Today is the final day of the NBA regular season, so I feel it’s only appropriate to don my basketball hat and talk some hoops. I won’t be doing the tired old season finale column with an MVP pick or an NBA championship prediction. (If I were, I’d say Stephen Curry and Spurs over Cavs.) I’m more interested in talking about where the NBA currently sits in the zeitgeist, because it has taken a very sharp turn from where it resided not too long ago.
Starting in the early 90s and into the turn of the century, there seemed to be this growing sense that the NBA was dead. Hating on pro basketball became its own team sport. It was kind of cool to say that nobody cared about the NBA. In terms of raw numbers, I’m not sure that was the case, but the way we talked about the game changed dramatically. Heroes were few and far between and it had become a stagnant brand of basketball with far too many isolations, too many post-ups and too much physicality. That style was breeding a certain type of player who would, under ideal circumstances, resemble Allen Iverson or Kobe Bryant, but more realistically resemble Stephon Marbury or Antoine Walker.
People turned on the league because of this stigma of selfish play, which was going hand in hand with skyrocketing salaries. Teams were perpetuating the process by overvaluing scorers, so owners and general managers were feeding the beast as people turned their backs on the product.
But here we are in 2015 on the heels of a few of the NBA’s best seasons ever. Viewership is up, franchise values are ballooning and the league’s talent level is probably higher than it’s ever been. So how did we get here?
The main reason is that both the act of watching and playing the game of basketball has become much more sophisticated. There are still people out there who cling to this notion that nobody cares about the NBA, but there are more people analyzing the game from advanced perspectives than ever before. If you follow the right accounts on Twitter, any random night during the regular season can be filled with more in-depth information than you’d get during an NBA Finals game 20 years ago.
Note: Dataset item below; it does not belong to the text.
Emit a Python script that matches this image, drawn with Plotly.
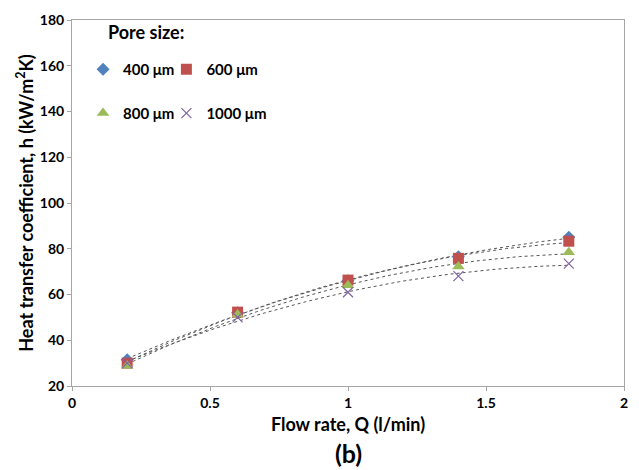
import numpy as np
import plotly.graph_objects as go

flow = [0.2, 0.6, 1.0, 1.4, 1.8]
h_400 = [31.5, 52.0, 66.0, 76.5, 85.0]
h_600 = [30.0, 52.3, 66.3, 75.8, 83.3]
h_800 = [28.8, 51.3, 64.0, 72.2, 78.5]
h_1000 = [30.0, 50.0, 61.0, 68.0, 73.5]

series = [
    ("400 μm", h_400, "diamond", "#4F81BD", 10, "legend"),
    ("600 μm", h_600, "square", "#C0504D", 11, "legend2"),
    ("800 μm", h_800, "triangle-up", "#9BBB59", 11, "legend3"),
    ("1000 μm", h_1000, "x-thin-open", "#8064A2", 10, "legend4"),
]

FONT = "Lato"
fig = go.Figure()

xs = np.linspace(min(flow), max(flow), 100)
for name, ys, sym, col, sz, leg in series:
    c = np.polyfit(flow, ys, 2)
    fig.add_trace(go.Scatter(x=xs, y=np.polyval(c, xs), mode="lines",
                             line=dict(color="#555555", width=1, dash="dot"),
                             showlegend=False, hoverinfo="skip"))
for name, ys, sym, col, sz, leg in series:
    mk = dict(symbol=sym, color=col, size=sz)
    if sym.startswith("x"):
        mk["line"] = dict(color=col, width=1.2)
    fig.add_trace(go.Scatter(x=flow, y=ys, mode="markers", name=name,
                             marker=mk, legend=leg))

axis_common = dict(showgrid=False, zeroline=False, showline=True,
                   linecolor="#A6A6A6", linewidth=1, mirror=True,
                   ticks="outside", ticklen=4, tickcolor="#A6A6A6",
                   tickfont=dict(family=FONT, size=14, color="black", weight="bold"))

leg_font = dict(family=FONT, size=15, color="black", weight="bold")
def leg(x, y):
    return dict(orientation="v", x=x, y=y, xanchor="left", yanchor="middle",
                bgcolor="rgba(0,0,0,0)", itemclick=False, font=leg_font)

fig.update_layout(
    width=639, height=470,
    margin=dict(l=72, r=11, t=18, b=84),
    paper_bgcolor="white", plot_bgcolor="white",
    xaxis=dict(range=[0, 2], dtick=0.5, tickvals=[0, 0.5, 1, 1.5, 2],
               ticktext=["0", "0.5", "1", "1.5", "2"],
               title=dict(text="Flow rate, Q (l/min)", standoff=8,
                          font=dict(family=FONT, size=18, color="black", weight="bold")),
               **axis_common),
    yaxis=dict(range=[20, 180], dtick=20,
               title=dict(text="Heat transfer coefficient, h (kW/m<sup>2</sup>K)", standoff=1,
                          font=dict(family=FONT, size=18, color="black", weight="bold")),
               **axis_common),
    legend=leg(0.02, 0.865),
    legend2=leg(0.171, 0.865),
    legend3=leg(0.02, 0.745),
    legend4=leg(0.171, 0.745),
    annotations=[
        dict(text="Pore size:", xref="paper", yref="paper", x=0.062, y=0.968,
             xanchor="left", yanchor="middle", showarrow=False,
             font=dict(family=FONT, size=18, color="black", weight="bold")),
        dict(text="(b)", xref="paper", yref="paper", x=0.5, y=-0.183,
             xanchor="center", yanchor="middle", showarrow=False,
             font=dict(family=FONT, size=25, color="black", weight="bold")),
    ],
)

fig.write_html("out.html")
Some, including Charles Barkley, dismiss the idea of “advanced metrics” as a product of people who watch games from their mothers’ basements. I can’t say for sure where they’re watching from – or their level of Cheeto intake, for that matter – but the information gleaned has increased awareness, identified flaws and created a better product for fans. A player like Antoine Walker – sorry to keep picking on ‘Toine; he’s just emblematic of an era – who was a career 32 percent shooter from three-point range, wouldn’t get the same contracts in today’s NBA, where defense, efficiency and system play have begun to shape the league. Those types of players aren’t getting the big contracts, so the right types of players are now getting the big minutes.
Most people can’t name two starters on the Utah Jazz, but anyone who really watches the league knows that Utah is currently set up to be really good for a long time. They’ll rattle off Tim Duncan, Tony Parker and Manu Ginobili as the reason why the Spurs stay relevant without mentioning that Kawhi Leonard would probably be considered the league’s most impactful two-way player if a guy named LeBron weren’t around. They may assume that the Golden State Warriors have been so great this season because Steph Curry is a magician, but their offensive spacing and league-best defensive efficiency probably deserve more credit.
So even if people don’t fully understand why the league is better, it is, and the number of people who do notice is rising. The concepts of defense and smart offense are creeping into the mindset of casual fans. We’re lucky to be around when the focus on what makes for “good basketball” has helped shape analysis from both the media and general managers.